__Dataset excerpts__.
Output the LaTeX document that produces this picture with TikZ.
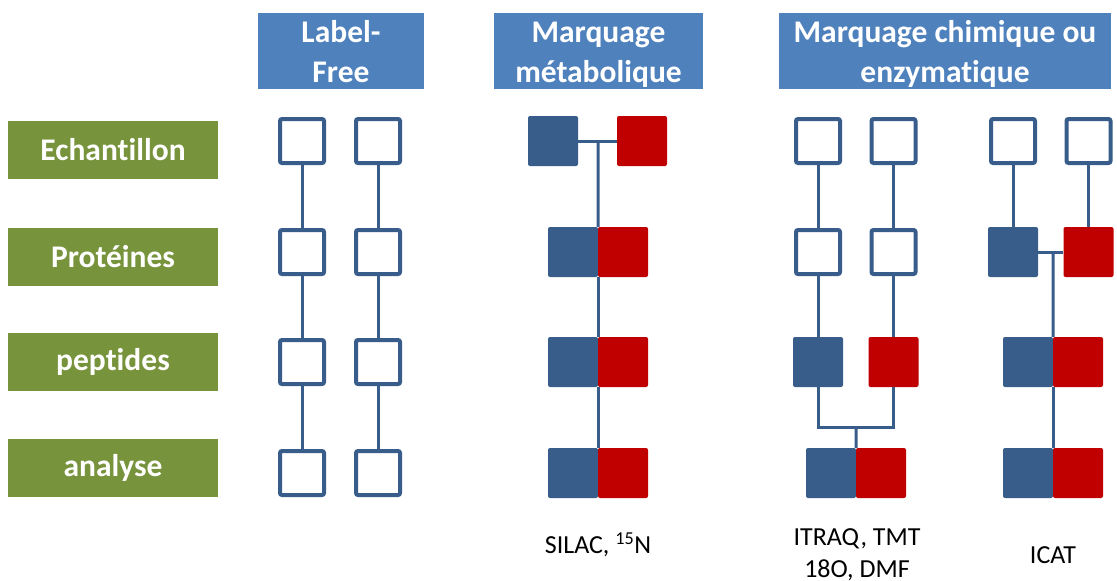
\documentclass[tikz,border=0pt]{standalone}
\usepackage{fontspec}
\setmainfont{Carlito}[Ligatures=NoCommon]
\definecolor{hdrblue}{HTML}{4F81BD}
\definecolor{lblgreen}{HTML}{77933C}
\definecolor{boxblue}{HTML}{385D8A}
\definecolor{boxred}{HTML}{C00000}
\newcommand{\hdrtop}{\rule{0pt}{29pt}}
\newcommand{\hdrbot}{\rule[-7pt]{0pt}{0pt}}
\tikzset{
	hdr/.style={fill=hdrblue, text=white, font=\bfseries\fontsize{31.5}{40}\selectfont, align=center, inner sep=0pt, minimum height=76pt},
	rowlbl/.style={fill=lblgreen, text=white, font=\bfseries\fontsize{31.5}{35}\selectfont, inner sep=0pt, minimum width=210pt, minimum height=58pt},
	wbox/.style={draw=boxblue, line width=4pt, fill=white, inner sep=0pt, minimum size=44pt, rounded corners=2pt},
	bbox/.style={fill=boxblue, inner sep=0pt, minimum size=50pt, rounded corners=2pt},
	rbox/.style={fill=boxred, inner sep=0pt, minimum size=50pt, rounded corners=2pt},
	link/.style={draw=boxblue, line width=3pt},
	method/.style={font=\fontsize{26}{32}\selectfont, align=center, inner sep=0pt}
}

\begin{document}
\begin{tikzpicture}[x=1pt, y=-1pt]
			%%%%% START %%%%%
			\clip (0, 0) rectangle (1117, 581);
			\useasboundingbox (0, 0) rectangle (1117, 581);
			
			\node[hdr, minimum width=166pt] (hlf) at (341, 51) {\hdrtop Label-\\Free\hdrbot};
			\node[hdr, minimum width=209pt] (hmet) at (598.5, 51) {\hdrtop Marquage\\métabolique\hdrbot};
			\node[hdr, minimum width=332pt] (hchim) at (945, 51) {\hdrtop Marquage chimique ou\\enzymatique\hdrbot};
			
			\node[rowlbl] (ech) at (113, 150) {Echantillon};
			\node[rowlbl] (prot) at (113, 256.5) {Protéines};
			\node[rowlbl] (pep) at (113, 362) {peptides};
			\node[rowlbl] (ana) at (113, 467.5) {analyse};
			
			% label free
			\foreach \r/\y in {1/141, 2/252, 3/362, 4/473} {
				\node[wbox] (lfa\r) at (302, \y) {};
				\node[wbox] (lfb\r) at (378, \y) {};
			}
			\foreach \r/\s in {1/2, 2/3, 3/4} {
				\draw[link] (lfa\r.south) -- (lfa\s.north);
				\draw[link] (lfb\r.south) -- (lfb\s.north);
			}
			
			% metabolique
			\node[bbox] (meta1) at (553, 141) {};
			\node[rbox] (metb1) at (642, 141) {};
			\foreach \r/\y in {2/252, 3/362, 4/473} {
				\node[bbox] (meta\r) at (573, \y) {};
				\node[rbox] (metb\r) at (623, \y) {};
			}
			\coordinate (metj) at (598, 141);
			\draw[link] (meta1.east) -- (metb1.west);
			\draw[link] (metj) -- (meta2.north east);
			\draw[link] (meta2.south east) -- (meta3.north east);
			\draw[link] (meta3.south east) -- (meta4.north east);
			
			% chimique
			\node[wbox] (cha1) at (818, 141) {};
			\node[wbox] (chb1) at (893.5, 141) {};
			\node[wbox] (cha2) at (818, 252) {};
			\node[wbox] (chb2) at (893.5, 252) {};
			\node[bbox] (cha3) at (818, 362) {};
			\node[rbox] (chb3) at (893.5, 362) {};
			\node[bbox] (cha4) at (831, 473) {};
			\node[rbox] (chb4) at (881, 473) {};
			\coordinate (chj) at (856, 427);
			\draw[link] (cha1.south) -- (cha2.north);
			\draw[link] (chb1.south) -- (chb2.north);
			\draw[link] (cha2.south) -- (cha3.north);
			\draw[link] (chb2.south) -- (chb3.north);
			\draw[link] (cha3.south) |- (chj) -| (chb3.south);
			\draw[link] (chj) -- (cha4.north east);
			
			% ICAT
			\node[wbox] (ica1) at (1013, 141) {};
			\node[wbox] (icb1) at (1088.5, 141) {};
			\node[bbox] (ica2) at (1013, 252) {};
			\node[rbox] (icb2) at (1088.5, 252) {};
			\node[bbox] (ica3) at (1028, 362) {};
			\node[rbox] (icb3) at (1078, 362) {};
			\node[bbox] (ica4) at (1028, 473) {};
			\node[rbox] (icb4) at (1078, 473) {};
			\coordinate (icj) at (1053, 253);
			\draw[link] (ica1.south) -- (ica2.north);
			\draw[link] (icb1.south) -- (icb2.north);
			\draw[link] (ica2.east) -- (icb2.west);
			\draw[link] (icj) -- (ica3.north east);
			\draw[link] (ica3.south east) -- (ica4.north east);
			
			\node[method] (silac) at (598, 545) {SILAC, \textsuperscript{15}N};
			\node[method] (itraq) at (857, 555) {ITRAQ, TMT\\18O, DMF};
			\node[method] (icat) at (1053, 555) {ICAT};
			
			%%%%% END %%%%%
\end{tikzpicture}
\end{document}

* * *

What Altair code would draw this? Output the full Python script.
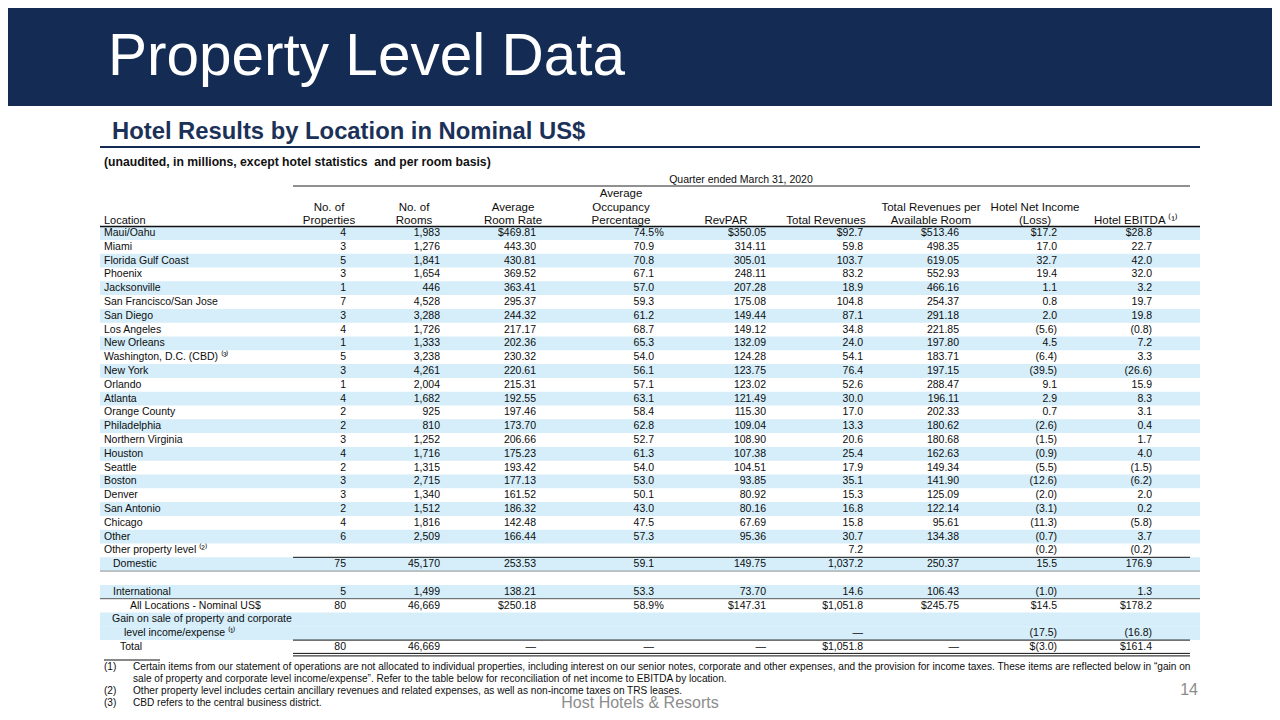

---

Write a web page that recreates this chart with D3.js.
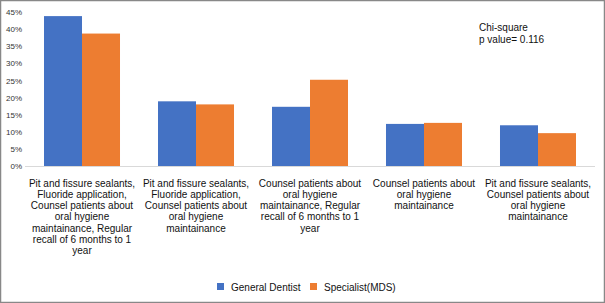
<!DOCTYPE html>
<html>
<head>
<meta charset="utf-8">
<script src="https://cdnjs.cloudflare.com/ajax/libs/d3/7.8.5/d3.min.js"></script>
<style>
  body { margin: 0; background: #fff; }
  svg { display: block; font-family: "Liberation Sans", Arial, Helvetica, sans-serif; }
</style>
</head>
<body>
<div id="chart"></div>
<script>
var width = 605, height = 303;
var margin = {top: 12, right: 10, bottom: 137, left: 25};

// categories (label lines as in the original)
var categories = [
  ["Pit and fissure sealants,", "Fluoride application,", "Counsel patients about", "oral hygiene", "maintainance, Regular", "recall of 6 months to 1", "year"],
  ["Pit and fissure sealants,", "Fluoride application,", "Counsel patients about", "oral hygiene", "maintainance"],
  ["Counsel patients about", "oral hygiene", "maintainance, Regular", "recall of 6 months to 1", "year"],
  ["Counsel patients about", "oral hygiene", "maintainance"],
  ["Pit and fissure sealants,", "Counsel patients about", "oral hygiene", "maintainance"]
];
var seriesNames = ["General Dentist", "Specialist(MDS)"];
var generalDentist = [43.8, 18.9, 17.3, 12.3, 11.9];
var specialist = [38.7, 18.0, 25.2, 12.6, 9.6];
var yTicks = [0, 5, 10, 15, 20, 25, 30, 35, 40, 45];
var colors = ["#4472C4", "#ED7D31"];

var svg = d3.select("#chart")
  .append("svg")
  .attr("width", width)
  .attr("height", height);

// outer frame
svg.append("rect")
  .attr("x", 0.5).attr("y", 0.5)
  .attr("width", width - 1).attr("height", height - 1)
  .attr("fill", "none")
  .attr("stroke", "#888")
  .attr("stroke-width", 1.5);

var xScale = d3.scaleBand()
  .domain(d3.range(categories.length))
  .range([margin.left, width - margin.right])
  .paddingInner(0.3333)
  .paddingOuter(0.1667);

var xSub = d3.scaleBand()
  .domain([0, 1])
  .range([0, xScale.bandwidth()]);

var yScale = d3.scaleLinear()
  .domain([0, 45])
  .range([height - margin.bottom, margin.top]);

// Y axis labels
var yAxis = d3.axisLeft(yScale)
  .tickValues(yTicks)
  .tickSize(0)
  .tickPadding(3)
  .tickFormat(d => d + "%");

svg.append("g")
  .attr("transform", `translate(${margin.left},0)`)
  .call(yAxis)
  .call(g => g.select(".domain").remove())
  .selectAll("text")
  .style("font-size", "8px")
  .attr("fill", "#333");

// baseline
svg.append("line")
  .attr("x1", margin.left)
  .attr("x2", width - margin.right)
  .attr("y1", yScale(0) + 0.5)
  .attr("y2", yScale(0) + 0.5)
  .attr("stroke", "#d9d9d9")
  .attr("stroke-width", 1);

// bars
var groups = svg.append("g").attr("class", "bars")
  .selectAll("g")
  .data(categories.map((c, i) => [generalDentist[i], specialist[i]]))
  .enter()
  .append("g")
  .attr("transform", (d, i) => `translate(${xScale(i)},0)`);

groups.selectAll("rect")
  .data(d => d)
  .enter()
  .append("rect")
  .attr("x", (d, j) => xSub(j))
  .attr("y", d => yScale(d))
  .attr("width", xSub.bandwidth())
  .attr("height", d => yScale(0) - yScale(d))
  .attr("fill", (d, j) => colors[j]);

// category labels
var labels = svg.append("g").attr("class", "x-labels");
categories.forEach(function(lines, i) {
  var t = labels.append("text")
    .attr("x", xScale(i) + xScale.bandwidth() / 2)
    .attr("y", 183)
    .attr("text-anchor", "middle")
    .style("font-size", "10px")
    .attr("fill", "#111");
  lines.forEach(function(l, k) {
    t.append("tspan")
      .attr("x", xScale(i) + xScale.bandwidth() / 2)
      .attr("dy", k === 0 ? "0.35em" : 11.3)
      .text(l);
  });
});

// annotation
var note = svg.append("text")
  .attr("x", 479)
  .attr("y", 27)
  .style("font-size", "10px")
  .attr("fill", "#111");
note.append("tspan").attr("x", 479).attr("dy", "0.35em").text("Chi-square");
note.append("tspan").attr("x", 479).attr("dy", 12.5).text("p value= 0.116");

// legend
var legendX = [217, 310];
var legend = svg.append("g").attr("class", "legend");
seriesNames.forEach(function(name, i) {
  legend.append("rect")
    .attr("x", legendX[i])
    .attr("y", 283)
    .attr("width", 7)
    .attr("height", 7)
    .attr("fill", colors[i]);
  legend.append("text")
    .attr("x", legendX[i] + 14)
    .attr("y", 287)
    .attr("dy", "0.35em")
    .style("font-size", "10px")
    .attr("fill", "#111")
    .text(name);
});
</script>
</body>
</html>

__Objective__. Wherever the word "this" occurs in a line of the listing, copy that line.

__Final answer__.
Output the LaTeX document that produces this picture with TikZ.
What Altair code would draw this? Output the full Python script.
Write a web page that recreates this chart with D3.js.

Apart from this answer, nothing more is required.